Der AHV, dem wichtigsten Sozialwerk geht es finanziell immer schlechter. Um Verluste aufzufangen, dient der AHV-Ausgleichsfonds als Kapitalpuffer. Dessen Vermögen beträgt aktuell rund 30 Milliarden Franken.
Doch eigentlich wären es mehr: Denn die Invalidenversicherung IV schuldet der AHV 10 Milliarden Franken. Geld, auf das die AHV dringend angewiesen wäre.
Manuel Leuthold ist Präsident des Verwaltungsrats des AHV-Fonds: «Diese Schuld gehört natürlich zum Vermögen der AHV, ist aber nicht liquid. Mit diesen 10 Milliarden kann ich natürlich keine Renten bezahlen».
IV-Überschüsse nur dank Mehrwertsteuer
Die Finanzen der IV haben sich laut Bundesamt für Sozialversicherungen BSV in den vergangenen Jahren stabilisiert: «2017 haben die Einnahmen der IV zum sechsten Mal in Folge die Ausgaben voll gedeckt. Der Schuldenrückgang von knapp 15 auf gut 10 Milliarden Franken wurde dank den Überschüssen möglich».
Das BSV rechnet stark damit, dass sich diese günstige Entwicklung fortsetzen wird.
Doch ein Blick auf die erwähnten Überschüsse der IV zeigt: Diese kamen nur zu Stande, weil die IV zwischen 2011 und 2017 befristete Einnahmen aus der Mehrtwertsteuer erhielt.

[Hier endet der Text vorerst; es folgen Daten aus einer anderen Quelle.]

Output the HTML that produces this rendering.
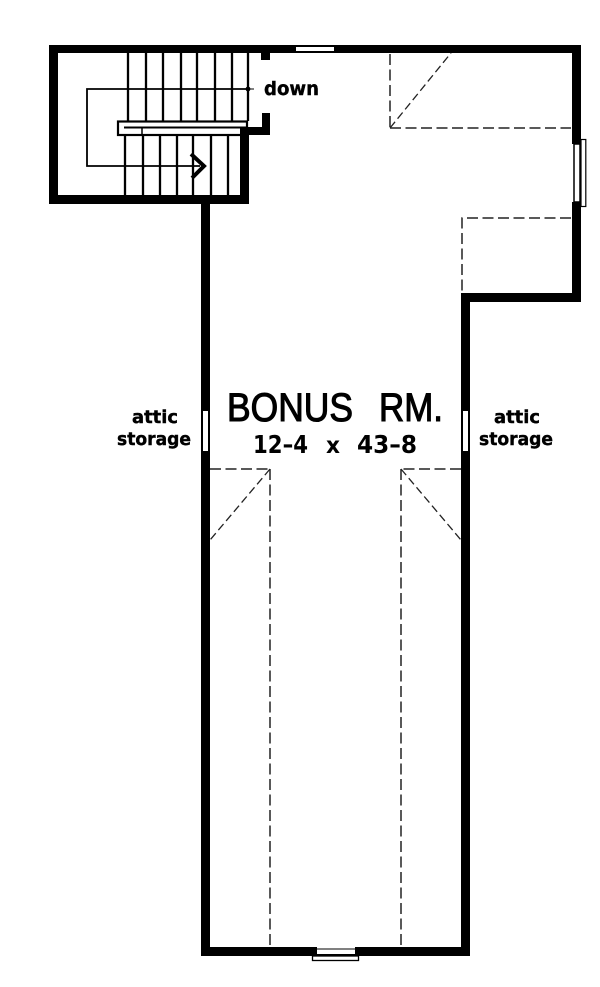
<!DOCTYPE html>
<html><head><meta charset="utf-8"><style>
html,body{margin:0;padding:0;background:#fff}
svg{display:block}
</style></head><body>
<svg xmlns="http://www.w3.org/2000/svg" width="600" height="987" viewBox="0 0 600 987">
<rect width="600" height="987" fill="#fff"/>
<!-- walls -->
<path fill="#000" fill-rule="evenodd" d="M49 45H581V302H470V956H201V204H49Z M58 53V195H240V135H210V127H262V113H270V135H249V204H210V947H461V293H572V53Z"/>
<path fill="#000" d="M240 127H270V135H240Z M261 53H270V60H261Z M240 127H249V204H240Z"/>
<!-- stairs -->
<g stroke="#000" stroke-width="2.3" fill="none">
<path d="M128 53V121M146 53V121M163 53V121M181 53V121M197 53V121M215 53V121M232 53V121M248 53V121"/>
<path d="M125 135V195M143 135V195M160 135V195M177 135V195M193 135V195M211 135V195M228 135V195"/>
</g>
<path d="M248 89H87V166H200" stroke="#000" stroke-width="1.8" fill="none"/>
<circle cx="248" cy="89" r="2.4" fill="#000"/>
<path d="M248 89H254" stroke="#000" stroke-width="1" fill="none"/>
<path d="M191 154L204 166L192 178" stroke="#000" stroke-width="4" fill="none"/>
<rect x="118" y="121.5" width="129" height="13.5" fill="#fff" stroke="#000" stroke-width="2.2"/>
<path d="M124 127.5H247" stroke="#000" stroke-width="2" fill="none"/>
<path d="M142 128V135" stroke="#000" stroke-width="1.5" fill="none"/>
<path d="M240 127H270V135H240Z" fill="#000"/>
<!-- windows -->
<rect x="296" y="47" width="38" height="4" fill="#fff"/>
<rect x="572" y="144" width="2" height="58" fill="#fff"/>
<rect x="574" y="144" width="6" height="58" fill="#fff" stroke="#000" stroke-width="1.5"/>
<rect x="581" y="139.5" width="4.8" height="67" fill="#fff" stroke="#000" stroke-width="1.2"/>
<rect x="203" y="411" width="5" height="40" fill="#fff"/>
<rect x="463" y="411" width="5" height="40" fill="#fff"/>
<rect x="317" y="947" width="38" height="1.5" fill="#fff"/>
<rect x="317" y="949.5" width="38" height="4.5" fill="#fff"/>
<rect x="312.5" y="956" width="46" height="4.5" fill="#fff" stroke="#000" stroke-width="1.3"/>
<!-- dashed -->
<g stroke="#222" stroke-width="1.5" fill="none" stroke-dasharray="11 4.5">
<path d="M390 54V128"/>
<path d="M390 128H571"/>
<path d="M571 218H462V293"/>
<path d="M210 469H270"/>
<path d="M270 469V947"/>
<path d="M461 469H401"/>
<path d="M401 469V947"/>
</g>
<g stroke="#222" stroke-width="1.3" fill="none" stroke-dasharray="8 4">
<path d="M390 128L451 53"/>
<path d="M270 469L210 540"/>
<path d="M401 469L461 540"/>
</g>
<!-- labels -->
<g fill="#000" stroke="#000" stroke-width="1.1" font-family="'Liberation Sans',sans-serif">
<text x="227" y="421" font-size="40" textLength="126" lengthAdjust="spacingAndGlyphs">BONUS</text>
<text x="379" y="421" font-size="40" textLength="64" lengthAdjust="spacingAndGlyphs">RM.</text>
</g>
<g fill="#000" font-family="'DejaVu Sans',sans-serif" font-weight="bold">
<text x="253" y="453" font-size="25" textLength="55" lengthAdjust="spacingAndGlyphs">12–4</text>
<text x="326" y="453" font-size="23" textLength="14" lengthAdjust="spacingAndGlyphs">x</text>
<text x="357" y="453" font-size="25" textLength="60" lengthAdjust="spacingAndGlyphs">43–8</text>
<g stroke="#000" stroke-width="0.4">
<text x="264" y="95" font-size="19" textLength="55" lengthAdjust="spacingAndGlyphs">down</text>
<text x="132" y="423" font-size="18" textLength="46" lengthAdjust="spacingAndGlyphs">attic</text>
<text x="117" y="445" font-size="18" textLength="74" lengthAdjust="spacingAndGlyphs">storage</text>
<text x="494" y="423" font-size="18" textLength="46" lengthAdjust="spacingAndGlyphs">attic</text>
<text x="479" y="445" font-size="18" textLength="74" lengthAdjust="spacingAndGlyphs">storage</text>
</g>
</g>
</svg>
</body></html>
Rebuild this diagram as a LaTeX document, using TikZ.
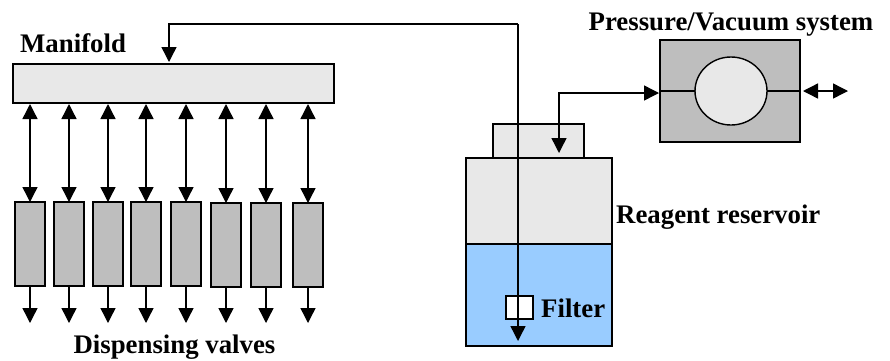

Ohne diese sähe die Rechnung anders aus: Die IV würde praktisch nur Verluste schreiben – obschon die Anzahl der IV-Neurentner deutlich gesunken und die Schweizer Wirtschaft gewachsen ist.
Geplante Tilgung bis 2030
Trotzdem soll die IV in der Lage sein, ihre Schulden bis 2030 zurückzuzahlen. Ein Weg mit Unsicherheiten, beispielsweise wegen der Wirtschaftsentwicklung.
«Natürlich haben wir die Unsicherheiten. Aber ich bin mir sicher: Auch wenn wir die 10 Milliarden Franken cash im AHV-Fonds haben, müssen wir die AHV mit strukturellen Massnahmen ins Gleichgewicht bekommen», sagt BSV-Direktor Jürg Brechbühl.
Keine Rückzahlung in nächster Zukunft
Tatsache ist jedoch: In unmittelbarer Zukunft erhält die AHV von der IV keine Schulden zurückbezahlt. Denn zeitgleich mit dem Auslaufen Ende 2017 der befristeten Mehrwertsteuer-Einnahmen für die IV hat das Parlament die Vorgaben für den IV-Schuldenabbau in einem neuen Gesetz geändert.
SVP-Nationalrat Thomas de Courten setzt auf die laufende IV-Revision: «Im Parlament sind wir daran, die nächste IV-Revision zu beschliessen und umzusetzen. Es geht um Einsparungen von 400 Millionen Franken. Damit würde das Betriebsergebnis der IV sicher wieder positiv werden, so dass die Rückzahlbarkeit der Schulden möglich sein muss».
Bund solle IV-Schuld übernehmen
SP-Nationalrätin Bea Heim möchte die IV nicht weiter belasten. Der Bund könnte die Schuld der IV mit einem zinslosen Darlehen ablösen oder sogar noch mehr: «Der zweite Schritt ist, dass der Bund wirklich prüft, ob er diese IV-Schuld übernehmen sollte. Wir haben seit Jahren Überschüsse in Milliardenhöhe. Wir haben die tiefste Verschuldung weltweit. Die Schweiz könnte sich das leisten».
Hoffen auf mehr Geld
Erst ab 2026 wird gemäss BSV die IV Milliardenbeträge an die AHV zurückzahlen können.
Manuel Leuthold hofft darum auf die Steuer- und AHV-Vorlage, über die im Mai abgestimmt wird: «Gibt es ein <Ja>, dann bekommen wir ungefähr 2 Milliarden pro Jahr. Das ist eine gute Sache. Aber man muss sich bewusst sein, dass die Probleme der AHV damit langfristig nicht gelöst seien. Ich schätze, wir verschieben die Problematik um fünf Jahre».